WHAT IS EXPECTED: Print exactly the lines running from the one that holds "Convert this diagram to TikZ code." through the one that holds "(f2.west) -| (sum.south);", please, and leave the pictures out.

EXTRACTED MATERIAL:

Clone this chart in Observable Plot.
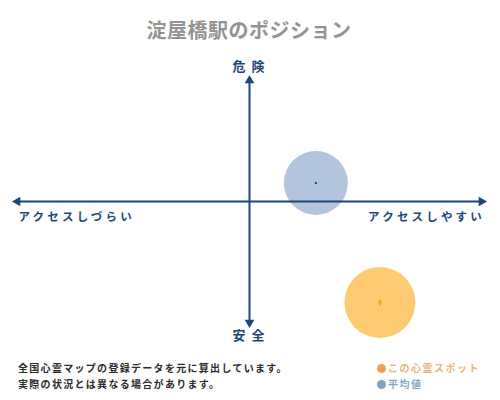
--
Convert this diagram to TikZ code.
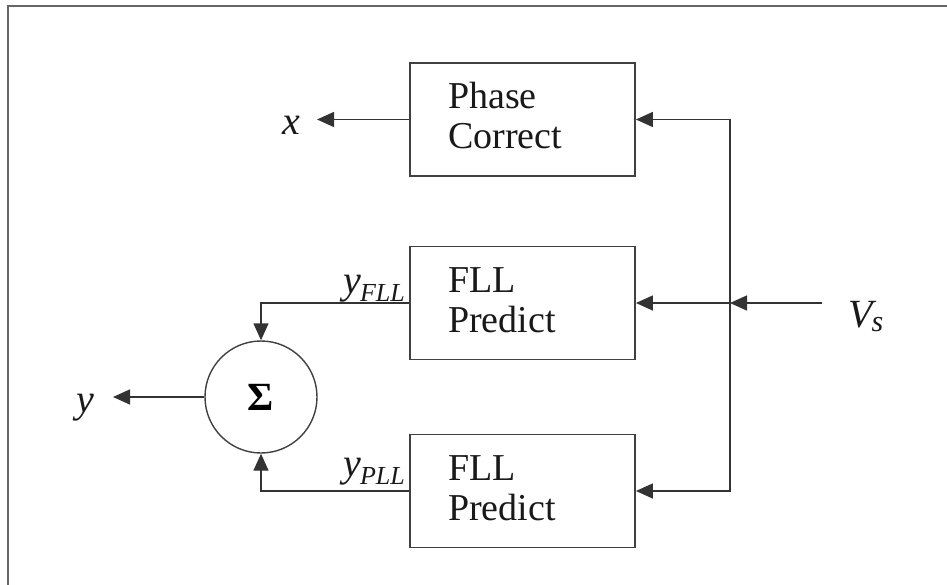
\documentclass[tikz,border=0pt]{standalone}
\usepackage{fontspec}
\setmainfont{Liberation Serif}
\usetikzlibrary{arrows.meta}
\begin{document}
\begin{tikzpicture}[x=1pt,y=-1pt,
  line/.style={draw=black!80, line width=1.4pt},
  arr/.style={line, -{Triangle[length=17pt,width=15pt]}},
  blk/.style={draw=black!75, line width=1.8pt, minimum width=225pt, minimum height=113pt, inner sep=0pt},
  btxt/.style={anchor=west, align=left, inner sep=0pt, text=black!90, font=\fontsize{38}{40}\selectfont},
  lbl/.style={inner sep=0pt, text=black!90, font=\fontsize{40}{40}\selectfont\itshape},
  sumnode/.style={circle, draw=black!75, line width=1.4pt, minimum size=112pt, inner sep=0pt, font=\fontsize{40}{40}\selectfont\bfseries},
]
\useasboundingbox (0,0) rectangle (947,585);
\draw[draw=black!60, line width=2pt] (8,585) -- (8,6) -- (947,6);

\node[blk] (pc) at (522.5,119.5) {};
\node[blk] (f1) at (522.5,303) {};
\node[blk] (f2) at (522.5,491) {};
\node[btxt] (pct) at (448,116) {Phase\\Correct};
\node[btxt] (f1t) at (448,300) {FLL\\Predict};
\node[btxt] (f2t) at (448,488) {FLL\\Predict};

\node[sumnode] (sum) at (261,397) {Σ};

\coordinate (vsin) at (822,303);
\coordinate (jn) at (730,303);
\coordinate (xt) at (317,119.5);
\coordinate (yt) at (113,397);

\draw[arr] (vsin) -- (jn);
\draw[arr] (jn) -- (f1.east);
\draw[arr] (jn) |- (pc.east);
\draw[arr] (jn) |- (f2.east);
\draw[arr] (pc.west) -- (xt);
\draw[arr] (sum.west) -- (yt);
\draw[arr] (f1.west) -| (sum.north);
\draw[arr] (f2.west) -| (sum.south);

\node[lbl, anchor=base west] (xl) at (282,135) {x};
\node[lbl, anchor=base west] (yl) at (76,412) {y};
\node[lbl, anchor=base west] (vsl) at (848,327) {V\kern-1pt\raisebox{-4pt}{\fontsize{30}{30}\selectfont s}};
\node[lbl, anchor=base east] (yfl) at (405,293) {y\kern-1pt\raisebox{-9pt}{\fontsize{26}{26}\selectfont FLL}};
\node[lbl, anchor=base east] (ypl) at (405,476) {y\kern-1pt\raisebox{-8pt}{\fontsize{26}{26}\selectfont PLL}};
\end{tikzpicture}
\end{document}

RESPONSE FOR THIS EXERCISE:
Convert this diagram to TikZ code.
\documentclass[tikz,border=0pt]{standalone}
\usepackage{fontspec}
\setmainfont{Liberation Serif}
\usetikzlibrary{arrows.meta}
\begin{document}
\begin{tikzpicture}[x=1pt,y=-1pt,
  line/.style={draw=black!80, line width=1.4pt},
  arr/.style={line, -{Triangle[length=17pt,width=15pt]}},
  blk/.style={draw=black!75, line width=1.8pt, minimum width=225pt, minimum height=113pt, inner sep=0pt},
  btxt/.style={anchor=west, align=left, inner sep=0pt, text=black!90, font=\fontsize{38}{40}\selectfont},
  lbl/.style={inner sep=0pt, text=black!90, font=\fontsize{40}{40}\selectfont\itshape},
  sumnode/.style={circle, draw=black!75, line width=1.4pt, minimum size=112pt, inner sep=0pt, font=\fontsize{40}{40}\selectfont\bfseries},
]
\useasboundingbox (0,0) rectangle (947,585);
\draw[draw=black!60, line width=2pt] (8,585) -- (8,6) -- (947,6);

\node[blk] (pc) at (522.5,119.5) {};
\node[blk] (f1) at (522.5,303) {};
\node[blk] (f2) at (522.5,491) {};
\node[btxt] (pct) at (448,116) {Phase\\Correct};
\node[btxt] (f1t) at (448,300) {FLL\\Predict};
\node[btxt] (f2t) at (448,488) {FLL\\Predict};

\node[sumnode] (sum) at (261,397) {Σ};

\coordinate (vsin) at (822,303);
\coordinate (jn) at (730,303);
\coordinate (xt) at (317,119.5);
\coordinate (yt) at (113,397);

\draw[arr] (vsin) -- (jn);
\draw[arr] (jn) -- (f1.east);
\draw[arr] (jn) |- (pc.east);
\draw[arr] (jn) |- (f2.east);
\draw[arr] (pc.west) -- (xt);
\draw[arr] (sum.west) -- (yt);
\draw[arr] (f1.west) -| (sum.north);
\draw[arr] (f2.west) -| (sum.south);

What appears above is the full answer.